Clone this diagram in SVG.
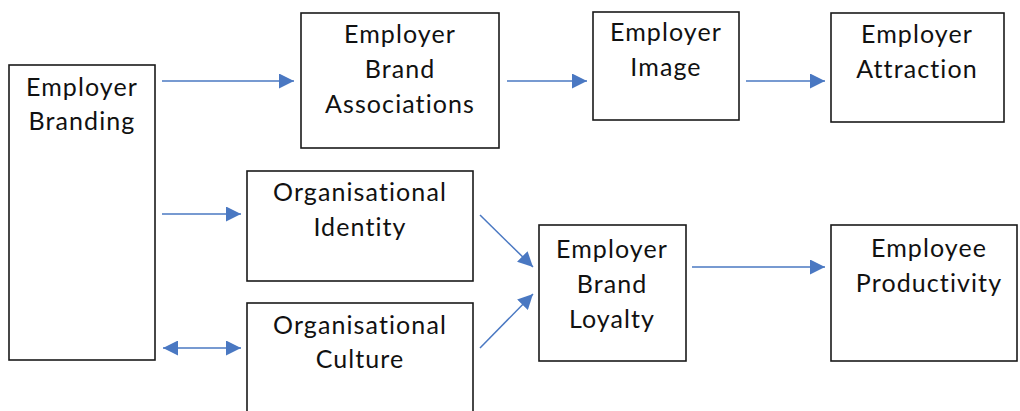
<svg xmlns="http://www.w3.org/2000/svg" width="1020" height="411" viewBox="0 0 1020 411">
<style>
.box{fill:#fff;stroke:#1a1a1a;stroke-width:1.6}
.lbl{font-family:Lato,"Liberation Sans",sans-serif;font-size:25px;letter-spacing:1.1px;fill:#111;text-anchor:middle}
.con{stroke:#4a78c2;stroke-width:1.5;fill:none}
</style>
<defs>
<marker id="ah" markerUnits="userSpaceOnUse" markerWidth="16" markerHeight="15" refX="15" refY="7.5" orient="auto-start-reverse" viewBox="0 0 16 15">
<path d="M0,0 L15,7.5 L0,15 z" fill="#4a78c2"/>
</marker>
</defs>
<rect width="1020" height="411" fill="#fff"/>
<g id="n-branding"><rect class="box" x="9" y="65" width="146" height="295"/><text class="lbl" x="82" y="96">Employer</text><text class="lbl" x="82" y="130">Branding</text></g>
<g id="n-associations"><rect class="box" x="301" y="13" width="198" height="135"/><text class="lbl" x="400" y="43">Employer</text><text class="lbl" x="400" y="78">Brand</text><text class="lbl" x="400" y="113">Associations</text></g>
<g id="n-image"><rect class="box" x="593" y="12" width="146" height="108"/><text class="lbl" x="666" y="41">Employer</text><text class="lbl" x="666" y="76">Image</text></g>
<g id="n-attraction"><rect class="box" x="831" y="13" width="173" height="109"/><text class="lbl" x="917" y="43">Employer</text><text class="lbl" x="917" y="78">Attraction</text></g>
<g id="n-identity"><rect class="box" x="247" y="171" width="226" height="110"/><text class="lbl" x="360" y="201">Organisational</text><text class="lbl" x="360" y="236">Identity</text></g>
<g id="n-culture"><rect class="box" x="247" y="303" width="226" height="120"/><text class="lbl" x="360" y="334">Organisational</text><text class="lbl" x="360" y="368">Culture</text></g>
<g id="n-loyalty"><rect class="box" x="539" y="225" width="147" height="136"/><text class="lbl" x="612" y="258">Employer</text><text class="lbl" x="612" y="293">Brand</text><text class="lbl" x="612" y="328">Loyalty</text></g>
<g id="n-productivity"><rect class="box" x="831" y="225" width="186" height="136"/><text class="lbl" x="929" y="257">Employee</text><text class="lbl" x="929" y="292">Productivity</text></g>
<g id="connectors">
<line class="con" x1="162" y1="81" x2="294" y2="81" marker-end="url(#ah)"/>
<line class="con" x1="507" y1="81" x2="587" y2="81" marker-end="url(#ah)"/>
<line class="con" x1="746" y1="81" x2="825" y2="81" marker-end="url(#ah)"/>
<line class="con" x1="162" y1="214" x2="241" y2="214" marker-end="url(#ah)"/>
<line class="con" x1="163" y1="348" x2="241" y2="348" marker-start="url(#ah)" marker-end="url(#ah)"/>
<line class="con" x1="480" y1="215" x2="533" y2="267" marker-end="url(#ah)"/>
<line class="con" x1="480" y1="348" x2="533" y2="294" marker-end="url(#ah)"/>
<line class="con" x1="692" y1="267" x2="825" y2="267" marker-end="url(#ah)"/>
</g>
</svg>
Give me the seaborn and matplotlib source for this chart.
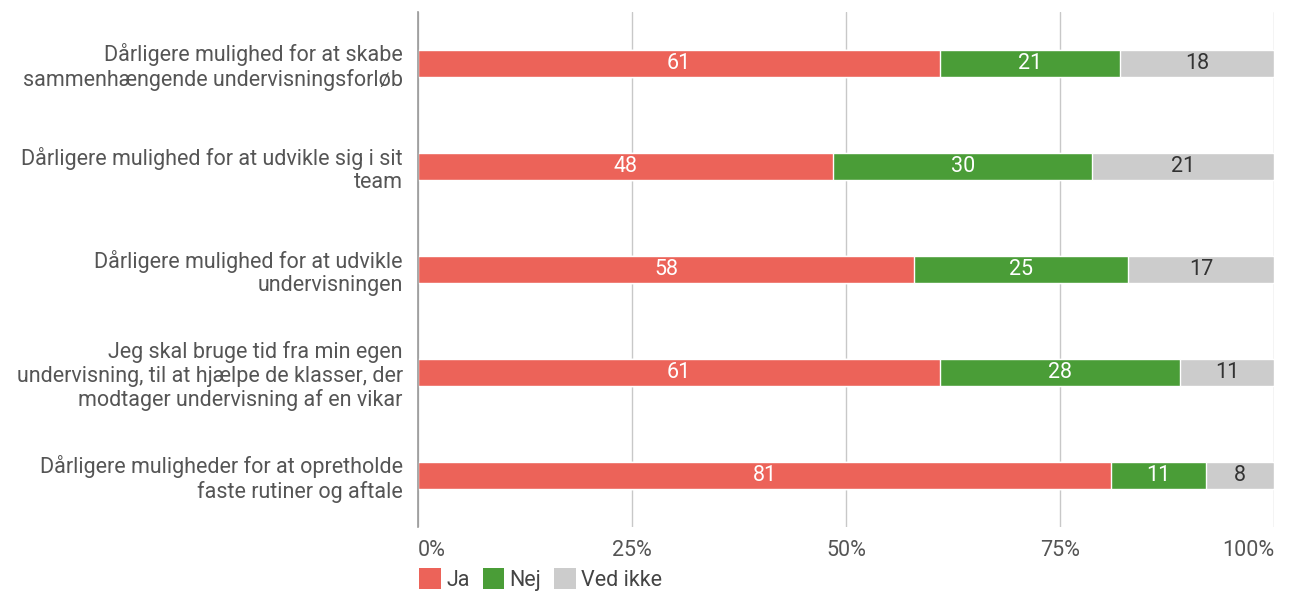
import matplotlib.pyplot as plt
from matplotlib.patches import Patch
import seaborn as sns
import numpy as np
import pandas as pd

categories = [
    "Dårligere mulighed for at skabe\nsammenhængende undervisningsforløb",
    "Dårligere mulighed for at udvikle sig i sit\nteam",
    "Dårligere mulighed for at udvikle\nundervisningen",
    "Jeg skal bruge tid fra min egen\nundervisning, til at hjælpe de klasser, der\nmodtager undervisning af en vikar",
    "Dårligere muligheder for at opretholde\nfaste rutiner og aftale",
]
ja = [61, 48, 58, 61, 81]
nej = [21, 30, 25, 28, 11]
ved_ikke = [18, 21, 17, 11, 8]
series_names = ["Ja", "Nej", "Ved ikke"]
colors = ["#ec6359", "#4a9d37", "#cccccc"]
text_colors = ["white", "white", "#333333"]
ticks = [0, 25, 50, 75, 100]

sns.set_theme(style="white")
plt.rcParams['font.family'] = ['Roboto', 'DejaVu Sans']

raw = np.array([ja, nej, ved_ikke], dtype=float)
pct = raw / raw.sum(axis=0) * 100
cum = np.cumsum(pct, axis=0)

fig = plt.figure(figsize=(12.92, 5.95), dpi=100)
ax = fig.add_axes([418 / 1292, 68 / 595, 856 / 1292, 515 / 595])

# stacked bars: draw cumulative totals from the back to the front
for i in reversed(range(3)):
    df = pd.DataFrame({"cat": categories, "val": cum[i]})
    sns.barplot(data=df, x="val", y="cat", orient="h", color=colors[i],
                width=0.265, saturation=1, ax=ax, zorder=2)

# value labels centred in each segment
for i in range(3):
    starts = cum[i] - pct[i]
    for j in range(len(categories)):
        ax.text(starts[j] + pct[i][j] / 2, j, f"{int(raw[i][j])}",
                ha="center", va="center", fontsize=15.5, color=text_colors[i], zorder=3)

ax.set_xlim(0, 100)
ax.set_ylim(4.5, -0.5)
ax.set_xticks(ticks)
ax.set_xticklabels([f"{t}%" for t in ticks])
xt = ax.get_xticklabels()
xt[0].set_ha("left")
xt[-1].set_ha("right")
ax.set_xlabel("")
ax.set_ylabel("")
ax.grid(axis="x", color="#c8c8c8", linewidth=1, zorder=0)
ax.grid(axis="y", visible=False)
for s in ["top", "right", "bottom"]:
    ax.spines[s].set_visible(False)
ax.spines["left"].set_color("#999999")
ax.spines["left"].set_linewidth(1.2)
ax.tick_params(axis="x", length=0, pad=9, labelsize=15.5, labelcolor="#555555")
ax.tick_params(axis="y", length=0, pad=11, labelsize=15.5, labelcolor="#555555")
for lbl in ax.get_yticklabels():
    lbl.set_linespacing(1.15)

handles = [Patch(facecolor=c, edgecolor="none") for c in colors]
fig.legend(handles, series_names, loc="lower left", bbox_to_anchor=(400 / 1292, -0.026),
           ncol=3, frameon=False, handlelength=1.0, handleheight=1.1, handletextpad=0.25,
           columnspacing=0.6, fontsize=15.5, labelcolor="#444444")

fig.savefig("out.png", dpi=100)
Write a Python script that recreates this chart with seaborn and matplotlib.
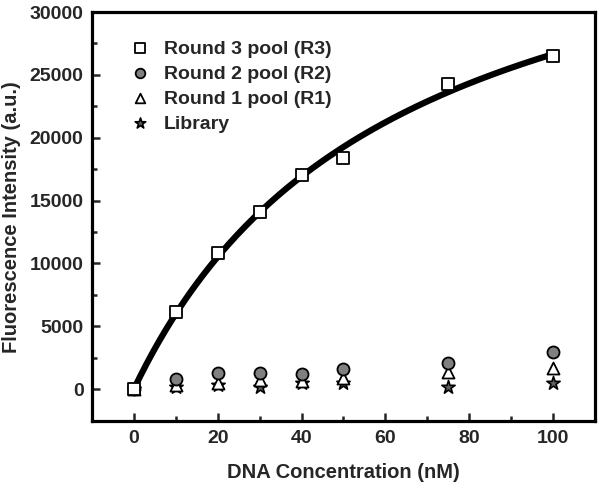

- - -

The task: Output the records above exactly as they are, leaving out the pictures.

Exercise solution:
Clone this diagram in SVG.
<svg xmlns="http://www.w3.org/2000/svg" width="1020" height="411" viewBox="0 0 1020 411">
<style>
.box{fill:#fff;stroke:#1a1a1a;stroke-width:1.6}
.lbl{font-family:Lato,"Liberation Sans",sans-serif;font-size:25px;letter-spacing:1.1px;fill:#111;text-anchor:middle}
.con{stroke:#4a78c2;stroke-width:1.5;fill:none}
</style>
<defs>
<marker id="ah" markerUnits="userSpaceOnUse" markerWidth="16" markerHeight="15" refX="15" refY="7.5" orient="auto-start-reverse" viewBox="0 0 16 15">
<path d="M0,0 L15,7.5 L0,15 z" fill="#4a78c2"/>
</marker>
</defs>
<rect width="1020" height="411" fill="#fff"/>
<g id="n-branding"><rect class="box" x="9" y="65" width="146" height="295"/><text class="lbl" x="82" y="96">Employer</text><text class="lbl" x="82" y="130">Branding</text></g>
<g id="n-associations"><rect class="box" x="301" y="13" width="198" height="135"/><text class="lbl" x="400" y="43">Employer</text><text class="lbl" x="400" y="78">Brand</text><text class="lbl" x="400" y="113">Associations</text></g>
<g id="n-image"><rect class="box" x="593" y="12" width="146" height="108"/><text class="lbl" x="666" y="41">Employer</text><text class="lbl" x="666" y="76">Image</text></g>
<g id="n-attraction"><rect class="box" x="831" y="13" width="173" height="109"/><text class="lbl" x="917" y="43">Employer</text><text class="lbl" x="917" y="78">Attraction</text></g>
<g id="n-identity"><rect class="box" x="247" y="171" width="226" height="110"/><text class="lbl" x="360" y="201">Organisational</text><text class="lbl" x="360" y="236">Identity</text></g>
<g id="n-culture"><rect class="box" x="247" y="303" width="226" height="120"/><text class="lbl" x="360" y="334">Organisational</text><text class="lbl" x="360" y="368">Culture</text></g>
<g id="n-loyalty"><rect class="box" x="539" y="225" width="147" height="136"/><text class="lbl" x="612" y="258">Employer</text><text class="lbl" x="612" y="293">Brand</text><text class="lbl" x="612" y="328">Loyalty</text></g>
<g id="n-productivity"><rect class="box" x="831" y="225" width="186" height="136"/><text class="lbl" x="929" y="257">Employee</text><text class="lbl" x="929" y="292">Productivity</text></g>
<g id="connectors">
<line class="con" x1="162" y1="81" x2="294" y2="81" marker-end="url(#ah)"/>
<line class="con" x1="507" y1="81" x2="587" y2="81" marker-end="url(#ah)"/>
<line class="con" x1="746" y1="81" x2="825" y2="81" marker-end="url(#ah)"/>
<line class="con" x1="162" y1="214" x2="241" y2="214" marker-end="url(#ah)"/>
<line class="con" x1="163" y1="348" x2="241" y2="348" marker-start="url(#ah)" marker-end="url(#ah)"/>
<line class="con" x1="480" y1="215" x2="533" y2="267" marker-end="url(#ah)"/>
<line class="con" x1="480" y1="348" x2="533" y2="294" marker-end="url(#ah)"/>
<line class="con" x1="692" y1="267" x2="825" y2="267" marker-end="url(#ah)"/>
</g>
</svg>
Give me the seaborn and matplotlib source for this chart.
import matplotlib.pyplot as plt
from matplotlib.patches import Patch
import seaborn as sns
import numpy as np
import pandas as pd

categories = [
    "Dårligere mulighed for at skabe\nsammenhængende undervisningsforløb",
    "Dårligere mulighed for at udvikle sig i sit\nteam",
    "Dårligere mulighed for at udvikle\nundervisningen",
    "Jeg skal bruge tid fra min egen\nundervisning, til at hjælpe de klasser, der\nmodtager undervisning af en vikar",
    "Dårligere muligheder for at opretholde\nfaste rutiner og aftale",
]
ja = [61, 48, 58, 61, 81]
nej = [21, 30, 25, 28, 11]
ved_ikke = [18, 21, 17, 11, 8]
series_names = ["Ja", "Nej", "Ved ikke"]
colors = ["#ec6359", "#4a9d37", "#cccccc"]
text_colors = ["white", "white", "#333333"]
ticks = [0, 25, 50, 75, 100]

sns.set_theme(style="white")
plt.rcParams['font.family'] = ['Roboto', 'DejaVu Sans']

raw = np.array([ja, nej, ved_ikke], dtype=float)
pct = raw / raw.sum(axis=0) * 100
cum = np.cumsum(pct, axis=0)

fig = plt.figure(figsize=(12.92, 5.95), dpi=100)
ax = fig.add_axes([418 / 1292, 68 / 595, 856 / 1292, 515 / 595])

# stacked bars: draw cumulative totals from the back to the front
for i in reversed(range(3)):
    df = pd.DataFrame({"cat": categories, "val": cum[i]})
    sns.barplot(data=df, x="val", y="cat", orient="h", color=colors[i],
                width=0.265, saturation=1, ax=ax, zorder=2)

# value labels centred in each segment
for i in range(3):
    starts = cum[i] - pct[i]
    for j in range(len(categories)):
        ax.text(starts[j] + pct[i][j] / 2, j, f"{int(raw[i][j])}",
                ha="center", va="center", fontsize=15.5, color=text_colors[i], zorder=3)

ax.set_xlim(0, 100)
ax.set_ylim(4.5, -0.5)
ax.set_xticks(ticks)
ax.set_xticklabels([f"{t}%" for t in ticks])
xt = ax.get_xticklabels()
xt[0].set_ha("left")
xt[-1].set_ha("right")
ax.set_xlabel("")
ax.set_ylabel("")
ax.grid(axis="x", color="#c8c8c8", linewidth=1, zorder=0)
ax.grid(axis="y", visible=False)
for s in ["top", "right", "bottom"]:
    ax.spines[s].set_visible(False)
ax.spines["left"].set_color("#999999")
ax.spines["left"].set_linewidth(1.2)
ax.tick_params(axis="x", length=0, pad=9, labelsize=15.5, labelcolor="#555555")
ax.tick_params(axis="y", length=0, pad=11, labelsize=15.5, labelcolor="#555555")
for lbl in ax.get_yticklabels():
    lbl.set_linespacing(1.15)

handles = [Patch(facecolor=c, edgecolor="none") for c in colors]
fig.legend(handles, series_names, loc="lower left", bbox_to_anchor=(400 / 1292, -0.026),
           ncol=3, frameon=False, handlelength=1.0, handleheight=1.1, handletextpad=0.25,
           columnspacing=0.6, fontsize=15.5, labelcolor="#444444")

fig.savefig("out.png", dpi=100)
Write a Python script that recreates this chart with seaborn and matplotlib.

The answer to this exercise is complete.